Em dois artigos críticos a essa decisão, um deles em parceria com Ricardo Silveira Castro, José Carlos Moreira da Silva Filho argumenta que, dada a disparidade das forças em jogo, não houve, de fato, nenhum acordo real em torno da redação daquela lei, cuja aprovação, entretanto, foi importante para que os militares, ainda que não apoiassem, pelo menos não dificultassem o processo de abertura política. Mas, como apontam estudos sobre justiça de transição, a estabilidade alcançada em decorrência desse processo precisa proporcionar a responsabilização dos agentes da repressão no período de exceção, para que se possa viver num regime democrático digno desse nome.
É o que se vislumbra finalmente agora, quando o STF decidiu reabrir processos não apenas relativos a desaparecidos – caso de Rubens Paiva – mas a vítimas de tortura, o que põe em causa a reavaliação da aplicação da Lei de Anistia aos que perpetraram essa violência. Tema que sempre foi tabu, não apenas nos meios militar e jurídico, mas na imprensa, como escrevi aqui.
Não será uma discussão fácil, ainda que – ou por isso mesmo – esteja no contexto do julgamento dos acusados pela conspiração golpista de 2022, que previa o assassinato de Lula, Alckmin e do então presidente do TSE, Alexandre de Moraes, e que estimulou os protestos em frente aos quartéis e a depredação da Praça dos Três Poderes, em 8 de janeiro de 2023.
Sem ressaltar a relevância da abrangência dessa hipótese de reinterpretação da Lei de Anistia, reportagem da revista piauí publicada nesta semana relata que dois ministros do STF consideram problemática a rediscussão da lei em plenário, “em um ambiente já conflagrado entre o Supremo e outras instituições” – isto é, a parcela do Legislativo defensora de Bolsonaro e seus aliados: isso “poderia deixar o tribunal suscetível a mais ataques”, o que tumultuaria o julgamento da denúncia contra os golpistas. Ao mesmo tempo, a matéria informa sobre a movimentação de parentes de mortos e desaparecidos em favor da responsabilização dos autores dos crimes praticados durante a ditadura.

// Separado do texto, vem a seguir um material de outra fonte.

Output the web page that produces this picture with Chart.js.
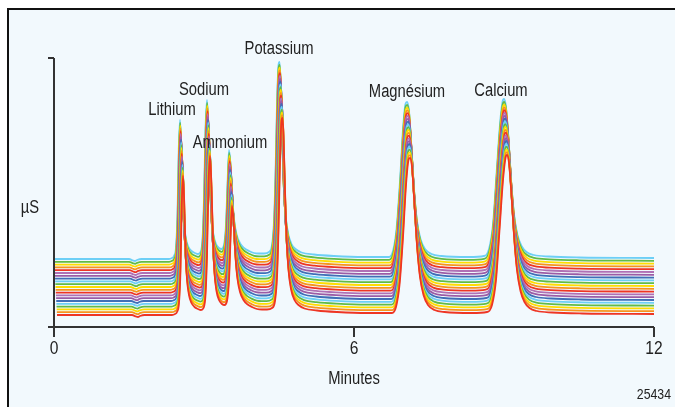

Tudo vai depender, como sempre, da correlação de forças. Que poderá ser favorável caso se consiga demonstrar a importância de se romper com a tradição de conciliação que, de tempos em tempos, nos faz mergulhar em longos períodos de exceção. O plano do “Punhal Verde e Amarelo” está aí para indicar que, afinal de contas, nossa última ditadura não durou os 21 anos formalmente assinalados no calendário, e não só pelos seus prolongados efeitos na vida social, econômica e política, mas porque manteve intacta a formação dos militares, que voltaram à carga assim que tiveram oportunidade.
Eremildo não ignora como votou o ex-capitão feito parlamentar no dia em que a Câmara dos Deputados aprovou o impeachment de Dilma Rousseff. Não ignora que esse parlamentar exibia na porta de seu gabinete um cartaz com a inscrição “quem procura osso é cachorro”, para debochar dos esforços da Comissão de Mortos e Desaparecidos. Não ignora as camisetas pretas com a imagem do representante máximo da tortura no Brasil – até hoje, o único oficialmente reconhecido como tal – e a frase “Ustra vive”.
Portanto, diferentemente do que diz o idiota, quem venceu até agora foram eles. Só se forem julgados e condenados terão perdido. Por isso é crucial insistir na reinterpretação da Lei de Anistia. Se, depois de mais de meio século, já não se poderá falar propriamente em justiça, a responsabilização desses facínoras terá ainda assim o significado fundamental de estabelecer um ponto de partida para uma nova fase na história do país.